### What the exercise asks
Reproduce the listing below exactly, beginning with its first line and ending with the line that holds "(0,0) rectangle (989,696);"; pictures are not part of the copy.

-- start Dataset excerpt --

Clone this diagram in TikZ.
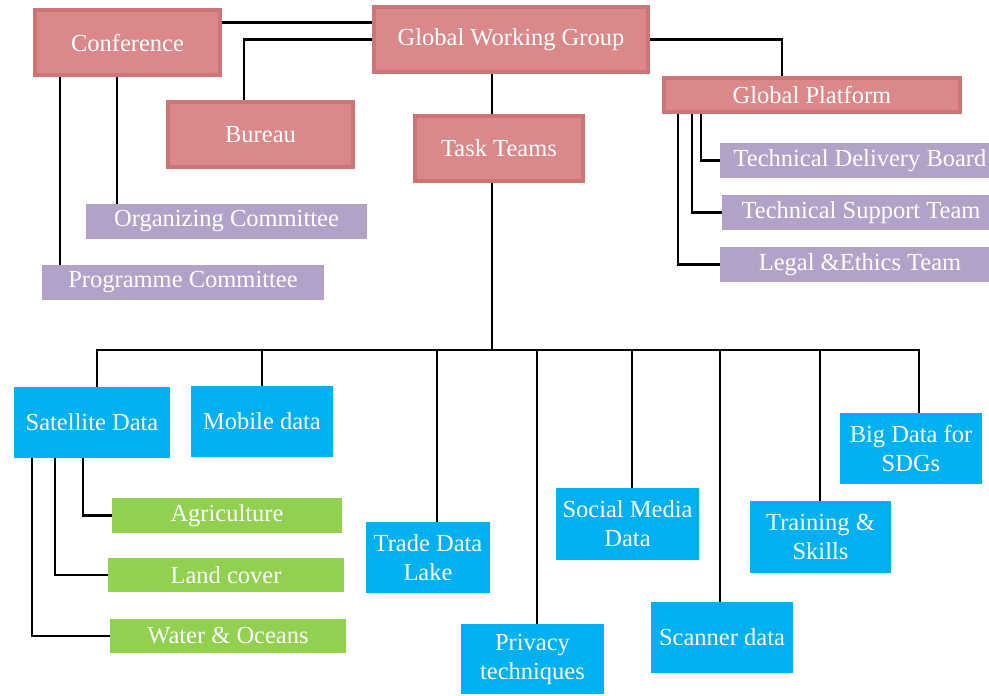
\documentclass[tikz,border=0pt]{standalone}
\usepackage{fontspec}
\setmainfont{Liberation Serif}
\usetikzlibrary{shadows}
\definecolor{rosebox}{RGB}{218,136,137}
\definecolor{roseedge}{RGB}{204,116,118}
\definecolor{lilacbox}{RGB}{179,162,199}
\definecolor{skybox}{RGB}{0,176,240}
\definecolor{leafbox}{RGB}{146,208,80}
\begin{document}
\begin{tikzpicture}[x=1pt, y=-1pt,
    unit/.style={inner sep=0pt, align=center, text=white, font=\fontsize{24.5}{29}\selectfont},
    size/.style 2 args={minimum width=#1pt, minimum height=#2pt},
    rose/.style={unit, fill=rosebox, draw=roseedge, line width=4pt,
        drop shadow={opacity=0.2, shadow xshift=2pt, shadow yshift=-2pt}},
    lilac/.style={unit, fill=lilacbox},
    sky/.style={unit, fill=skybox},
    leaf/.style={unit, fill=leafbox},
    wire/.style={draw, line width=2.8pt}]
    \useasboundingbox (0,0) rectangle (989,696);

    \node [rose, size={185}{65}] (conf) at (127.5,42.5) {Conference};
    \node [rose, size={274}{65}] (gwg) at (511,39.5) {Global Working Group};
    \node [rose, size={185}{65}] (bureau) at (260.5,134.5) {Bureau};
    \node [rose, size={168}{65}] (task) at (499,148.5) {Task Teams};
    \node [rose, size={296}{34}] (gplat) at (812,95) {Global Platform};

    \node [lilac, size={281}{35}] (orgc) at (226.5,221.5) {Organizing Committee};
    \node [lilac, size={282}{35}] (progc) at (183,282.5) {Programme Committee};
    \node [lilac, size={280}{35}] (tdb) at (860,160.5) {Technical Delivery Board};
    \node [lilac, size={278}{35}] (tst) at (861,212.5) {Technical Support Team};
    \node [lilac, size={280}{35}] (leth) at (860,264.5) {Legal \&Ethics Team};

    \node [sky, size={156}{71}] (sat) at (92,422.5) {Satellite Data};
    \node [sky, size={142}{71}] (mob) at (262,421.5) {Mobile data};
    \node [sky, size={124}{71}] (trade) at (428,557.5) {Trade Data\\Lake};
    \node [sky, size={143}{70}] (priv) at (532.5,659) {Privacy\\techniques};
    \node [sky, size={143}{72}] (social) at (627.5,524) {Social Media\\Data};
    \node [sky, size={142}{71}] (scan) at (722,637.5) {Scanner data};
    \node [sky, size={141}{72}] (train) at (820.5,537) {Training \&\\Skills};
    \node [sky, size={142}{71}] (bigd) at (911,448.5) {Big Data for\\SDGs};

    \node [leaf, size={230}{35}] (agri) at (227,515.5) {Agriculture};
    \node [leaf, size={236}{34}] (land) at (226,575) {Land cover};
    \node [leaf, size={236}{34}] (water) at (228,636) {Water \& Oceans};

    \coordinate (c0) at ([yshift=20pt]conf.east);
    \coordinate (c1) at ([xshift=-10.5pt]conf.south);
    \coordinate (c2) at ([xshift=-67.5pt]conf.south);
    \coordinate (hub) at (492,350);

    \draw [wire] (c0) -- (c0 -| gwg.west);
    \draw [wire] (gwg.west) -| ([xshift=-16.5pt]bureau.north);
    \draw [wire] (c1) -- (c1 |- orgc.north);
    \draw [wire] (c2) -- (c2 |- progc.north);
    \draw [wire] (gwg.east) -| ([xshift=-30pt]gplat.north);
    \draw [wire] (gwg.south -| hub) -- (task.north -| hub);
    \draw [wire] (task.south -| hub) -- (hub);

    \draw [wire] ([xshift=-111pt]gplat.south) |- (tdb.west);
    \draw [wire] ([xshift=-120pt]gplat.south) |- (tst.west);
    \draw [wire] ([xshift=-134pt]gplat.south) |- (leth.west);

    \foreach \n/\dx in {sat/5, mob/0, trade/9, priv/4.5, social/4.5, scan/-2, train/-0.5, bigd/8}
        \draw [wire] (hub) -| ([xshift=\dx pt]\n.north);

    \draw [wire] ([xshift=-9pt]sat.south) |- (agri.west);
    \draw [wire] ([xshift=-37pt]sat.south) |- (land.west);
    \draw [wire] ([xshift=-60pt]sat.south) |- (water.west);
\end{tikzpicture}
\end{document}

-- end Dataset excerpt --

### Full response
Clone this diagram in TikZ.
\documentclass[tikz,border=0pt]{standalone}
\usepackage{fontspec}
\setmainfont{Liberation Serif}
\usetikzlibrary{shadows}
\definecolor{rosebox}{RGB}{218,136,137}
\definecolor{roseedge}{RGB}{204,116,118}
\definecolor{lilacbox}{RGB}{179,162,199}
\definecolor{skybox}{RGB}{0,176,240}
\definecolor{leafbox}{RGB}{146,208,80}
\begin{document}
\begin{tikzpicture}[x=1pt, y=-1pt,
    unit/.style={inner sep=0pt, align=center, text=white, font=\fontsize{24.5}{29}\selectfont},
    size/.style 2 args={minimum width=#1pt, minimum height=#2pt},
    rose/.style={unit, fill=rosebox, draw=roseedge, line width=4pt,
        drop shadow={opacity=0.2, shadow xshift=2pt, shadow yshift=-2pt}},
    lilac/.style={unit, fill=lilacbox},
    sky/.style={unit, fill=skybox},
    leaf/.style={unit, fill=leafbox},
    wire/.style={draw, line width=2.8pt}]
    \useasboundingbox (0,0) rectangle (989,696);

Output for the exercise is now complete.